Page last updated at 13:28 GMT, Wednesday, 4 November 2009

'Sharp rise' in loyalist beatings

UDA Mural
The IMC said the UDA has plenty of room for improvement

The number of loyalist paramilitary assaults has increased sharply, Northern Ireland's ceasefire watchdog has said.

The Independent Monitoring Commission said that between March and August, 38 people were attacked - the highest number in almost four years.

This figure was more than double the amount in the previous period.

It said members of the UDA and UVF were involved in events leading to the death of Coleraine man Kevin McDaid in May.

The commissioners added that they believed those involved were acting without the approval of paramilitary leaders.

The report published on Tuesday contains a detailed assessment of activity carried out by each paramilitary group.

Intelligence gathering

On the UDA, the commissioners welcomed the announcement in September that it had begun decommissioning its weapons and is expected to get rid of all its arms by the February deadline.

We increasingly see a picture of an organisation on its way to going out of business as a paramilitary organisation
IMC's assessment of the UVF

The commissioners said they were encouraged by this progress, and praised UDA leaders for changing the organisation.

"In some areas the leadership has shown remarkable commitment and progress in community development, a fact acknowledged by all sections of the local community in those areas," they said.

"Across the organisation as a whole, however, much remains to be done."

It said that following the murders of three security forces members in March, there was some intelligence gathering about dissident republicans, some of which happened with the knowledge of senior members.

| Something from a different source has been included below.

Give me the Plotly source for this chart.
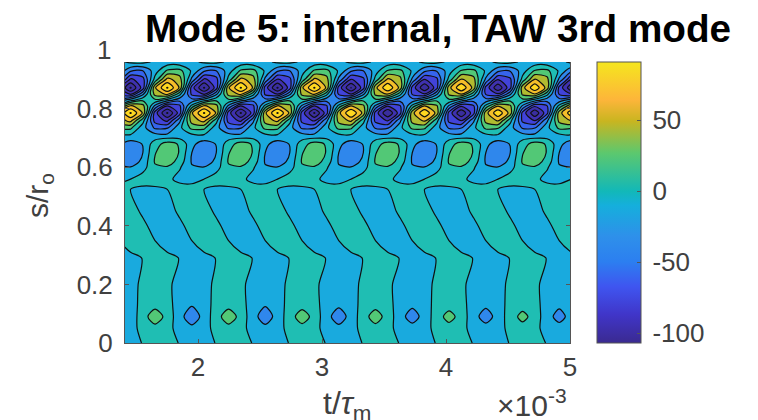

The report said the UDA remained effectively split into two distinct groups - the mainstream UDA and the South East Antrim group.

It said members of both factions remained involved in a range of criminal activity.

Personal gain

Regarding the UVF/Red Hand Commando, it said the completion of decommissioning in September was "a very significant and positive development".

"We increasingly see a picture of an organisation on its way to going out of business as a paramilitary organisation, though that might not preclude the maintenance of some form of association for past members," it said.

The IMC said it believed UVF leaders took steps to prevent a violent reaction to the dissident republican killings of two soldiers and a policeman.

"The organisation has expelled members who have acted in a way unacceptable to the leadership.

"Senior members have continued to take steps to reduce criminality amongst the membership."

Despite the progress made, the IMC said some members were involved in a wide range of criminal activity for personal gain.

"We cannot rule out that some arms have been retained in some parts of the organisation or that individual members have sought to acquire weapons on an ad-hoc basis outside the organisation's strategy," it said.

The commissioners said they expected the progress made during the period under review to continue, "including giving active support to the police".

On the Loyalist Volunteer Force, it reiterated its assessment of the group as a "small organisation without any political purpose".

The Independent Monitoring Commission was set up by the British and Irish governments in January 2004.